Chamuel (p. 225-229).


Excuses


À l’heure où de nouvelles poursuites sont exercées contre nous au sujet d’un article jugé offensant pour l’armée, il n’est pas mauvais de donner quelques explications destinées à dissiper les doutes et à prouver qu’il n’y a pas eu vilaine intention de notre part.

Peu nous chaut si ces explications, par les malveillants, sont taxées d’excuses.

Et d’abord nous ne nous serions jamais imaginé que cette théorie de Tourne-dos soit encore offensable.
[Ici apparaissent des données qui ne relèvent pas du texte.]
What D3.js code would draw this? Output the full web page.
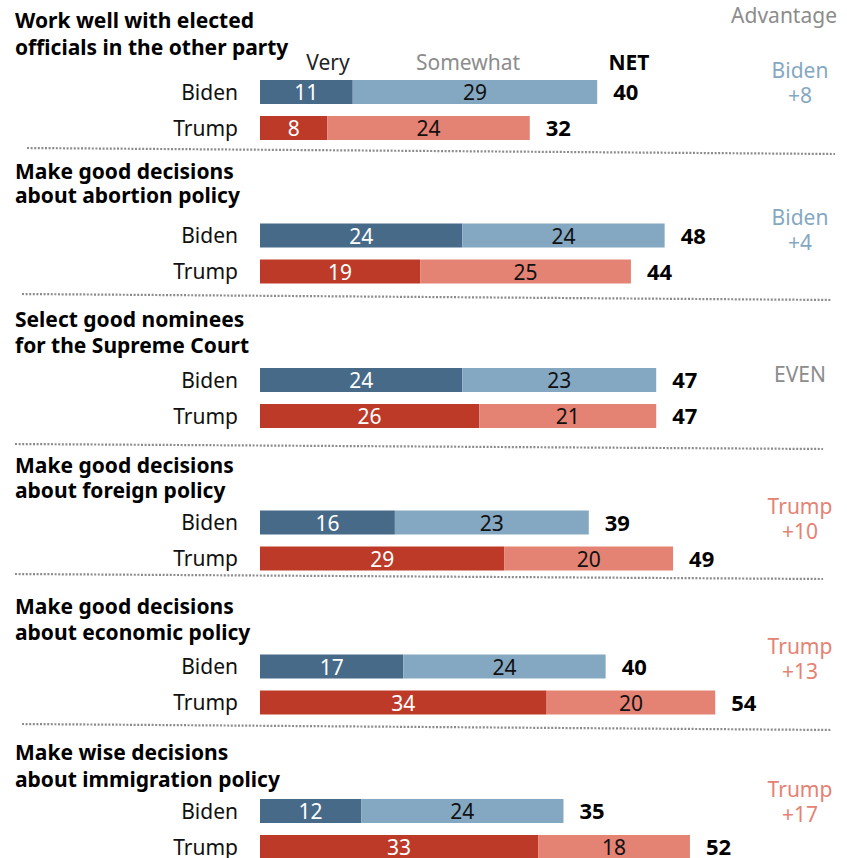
<!DOCTYPE html>
<html>
<head>
<meta charset="utf-8">
<script src="https://cdn.jsdelivr.net/npm/d3@7"></script>
<style>
  html, body { margin: 0; padding: 0; background: #fff; }
  svg { display: block; }
  text { font-family: "Noto Sans", "Liberation Sans", sans-serif; }
</style>
</head>
<body>
<div id="chart"></div>
<script>
// Questions (two lines each)
const questions = [
  ["Work well with elected", "officials in the other party"],
  ["Make good decisions", "about abortion policy"],
  ["Select good nominees", "for the Supreme Court"],
  ["Make good decisions", "about foreign policy"],
  ["Make good decisions", "about economic policy"],
  ["Make wise decisions", "about immigration policy"]
];
const candidates = ["Biden", "Trump"];
const bidenVery     = [11, 24, 24, 16, 17, 12];
const bidenSomewhat = [29, 24, 23, 23, 24, 24];
const bidenNet      = [40, 48, 47, 39, 40, 35];
const trumpVery     = [8, 19, 26, 29, 34, 33];
const trumpSomewhat = [24, 25, 21, 20, 20, 18];
const trumpNet      = [32, 44, 47, 49, 54, 52];
const advantageWho  = ["Biden", "Biden", "EVEN", "Trump", "Trump", "Trump"];
const advantageBy   = ["+8", "+4", "", "+10", "+13", "+17"];
const headerLabels  = ["Very", "Somewhat", "NET"];

// Layout
const W = 847, H = 858;
const barH = 24;
const rowGap = 36;
const sectionY = [92, 235.5, 380, 522.5, 666.5, 811];           // Biden bar centres
const titleBaselines = [[28, 55], [179, 203], [327, 353], [473, 498], [614, 640], [760, 787]];
const advBaselines = [78, 225, 382, 514, 654, 797];
const separators = [[27, 148, 835, 154], [22, 294, 832, 300], [15, 444, 823, 449], [15, 574, 823, 579], [22, 724, 832, 730]];

const colors = {
  Biden: { very: "#466a88", somewhat: "#85a8c2" },
  Trump: { very: "#be3a28", somewhat: "#e48274" }
};
const gray = "#8c8c8c";

const x = d3.scaleLinear().domain([0, 100]).range([260, 1103]);

const svg = d3.select("#chart").append("svg")
  .attr("width", W).attr("height", H);

// Rows built from the arrays
const rows = [];
questions.forEach((q, i) => {
  rows.push({ sec: i, who: candidates[0], very: bidenVery[i], somewhat: bidenSomewhat[i], net: bidenNet[i], y: sectionY[i] });
  rows.push({ sec: i, who: candidates[1], very: trumpVery[i], somewhat: trumpSomewhat[i], net: trumpNet[i], y: sectionY[i] + rowGap });
});

// Section titles
const titles = svg.append("g");
questions.forEach((q, i) => {
  q.forEach((line, j) => {
    titles.append("text")
      .attr("x", 15).attr("y", titleBaselines[i][j])
      .attr("font-size", 21).attr("font-weight", 700).attr("fill", "#000")
      .text(line);
  });
});

// Column headers
const hdr = svg.append("g");
hdr.append("text").attr("x", 328).attr("y", 70)
  .attr("text-anchor", "middle").attr("font-size", 21).attr("fill", "#222").text(headerLabels[0]);
hdr.append("text").attr("x", 468).attr("y", 70)
  .attr("text-anchor", "middle").attr("font-size", 21).attr("fill", gray).text(headerLabels[1]);
hdr.append("text").attr("x", 629).attr("y", 70)
  .attr("text-anchor", "middle").attr("font-size", 21).attr("font-weight", 700).attr("fill", "#000").text(headerLabels[2]);
hdr.append("text").attr("x", 837).attr("y", 23)
  .attr("text-anchor", "end").attr("font-size", 21).attr("fill", gray).text("Advantage");

// Bars
const rowG = svg.append("g").selectAll("g").data(rows).join("g");

rowG.append("text")
  .attr("x", 238).attr("y", d => d.y + 7.5)
  .attr("text-anchor", "end").attr("font-size", 21).attr("fill", "#111")
  .text(d => d.who);

rowG.append("rect")
  .attr("x", x(0)).attr("y", d => d.y - barH / 2)
  .attr("width", d => x(d.very) - x(0)).attr("height", barH)
  .attr("fill", d => colors[d.who].very);

rowG.append("rect")
  .attr("x", d => x(d.very)).attr("y", d => d.y - barH / 2)
  .attr("width", d => x(d.very + d.somewhat) - x(d.very)).attr("height", barH)
  .attr("fill", d => colors[d.who].somewhat);

rowG.append("text")
  .attr("x", d => x(d.very / 2)).attr("y", d => d.y + 8)
  .attr("text-anchor", "middle").attr("font-size", 21).attr("fill", "#fff")
  .text(d => d.very);

rowG.append("text")
  .attr("x", d => x(d.very + d.somewhat / 2)).attr("y", d => d.y + 8)
  .attr("text-anchor", "middle").attr("font-size", 21).attr("fill", "#111")
  .text(d => d.somewhat);

rowG.append("text")
  .attr("x", d => x(d.very + d.somewhat) + 16).attr("y", d => d.y + 8)
  .attr("font-size", 22).attr("font-weight", 700).attr("fill", "#000")
  .text(d => d.net);

// Advantage column
const adv = svg.append("g");
advantageWho.forEach((who, i) => {
  const fill = who === "Biden" ? colors.Biden.somewhat : who === "Trump" ? colors.Trump.somewhat : gray;
  adv.append("text").attr("x", 800).attr("y", advBaselines[i])
    .attr("text-anchor", "middle").attr("font-size", 21).attr("fill", fill).text(who);
  if (advantageBy[i]) {
    adv.append("text").attr("x", 800).attr("y", advBaselines[i] + 25)
      .attr("text-anchor", "middle").attr("font-size", 21).attr("fill", fill).text(advantageBy[i]);
  }
});

// Dotted separators
svg.append("g").selectAll("line").data(separators).join("line")
  .attr("x1", d => d[0]).attr("y1", d => d[1])
  .attr("x2", d => d[2]).attr("y2", d => d[3])
  .attr("stroke", gray).attr("stroke-width", 2.2).attr("stroke-dasharray", "2,1.6");
</script>
</body>
</html>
Notre collaborateur Méry en écrivant ce très modéré article, Les chourineurs de caserne, où il procédait au recensement des soldats assassinés ce mois-ci par leurs chefs, ne pouvait soupçonner que le parquet allait s’émouvoir.

Mais ne serait-ce pas un tort de croire que la pédérastie est le seul point commun entre l’armée et la magistrature ?

Il y en a d’autres : la solidarité des livrées par exemple.

Il est une franc-maçonnerie aussi organisée que celle des frères à petits tabliers : la franc-maçonnerie des souteneurs de l’autorité — robes et culottes rouges.


Donc il ne sera plus permis de regarder en face l’ignoble erreur du militarisme sans s’exposer à être frappé dans le dos par des magistrats. Il ne sera plus loisible d’écrire que si la pensée est d’esclave, si la plume est sans pointe et si l’encre est pâle.

Le nommé Couturier, juge d’instruction, interrogeant notre gérant Matha, a eu un mot typique dont l’écho doit se répercuter.

Comme notre camarade revendiquait la responsabilité de l’article, ajoutant qu’il voyait dans les passages incriminés d’indiscutables vérités :

Certainement, fit le juge d’instruction Couturier, mais toutes les vérités ne sont pas bonnes à dire !


À la place du procureur général, je me méfierais de ce Couturier à façon. N’est-ce pas encore lui qui, essayant de discutailler avec notre collaborateur Jules Méry, à propos de l’éloquente statistique établie par son article, n’est-ce pas lui qui avouait les tristes abus de pouvoir, tout en engageant, nous devons le reconnaître, à ne pas trop généraliser.

Cette opinion conciliante du monsieur dont les souvenirs de rhétorique s’affirment en la volonté de ne pas conclure du particulier au général, ne nous va cependant qu’à demi.

Nous ne sommes pas éloigné de conclure du caporal Geomay… au général que vous voudrez.

Nous mépriserons les petits moyens qui se résument en les réticences, en les capitulations de la dernière heure.

Longtemps les anti-militaires — même les plus vigoureux — gardèrent pour l’intimité le tréfonds de leurs rancœurs. Parmi les écrivains qui combattirent le préjugé soldat, il en est nombreux qui, le moment de s’expliquer venu, ont prétendu flétrir les tares de quelques-uns, bien qu’estimant le caractère des autres.

Une défaite.

Dès qu’une conviction est ancrée, je n’aime pas que l’on ratiocine.

Combien est plus simplifiant d’avoir l’audace du parti pris.

Nous l’aurons :

C’est la bête sacrée, toute la bête — plumes, panache et ferraille, conseils de guerre, supplices d’enfants, angoisse des vieux… monstre à l’affût — a-t-on compris ? c’est toute la bête que nous visons loyalement et sans que nos doigts tremblent.


Et, puisqu’en ces jours de panique chacun note une impression à propos de la glycérine ou du picrate de potasse, puisqu’on s’entretient de la boîte à sardines de la caserne Lobau, nous devons cette confession :

Une caserne qui saute c’est un assez joli symbole.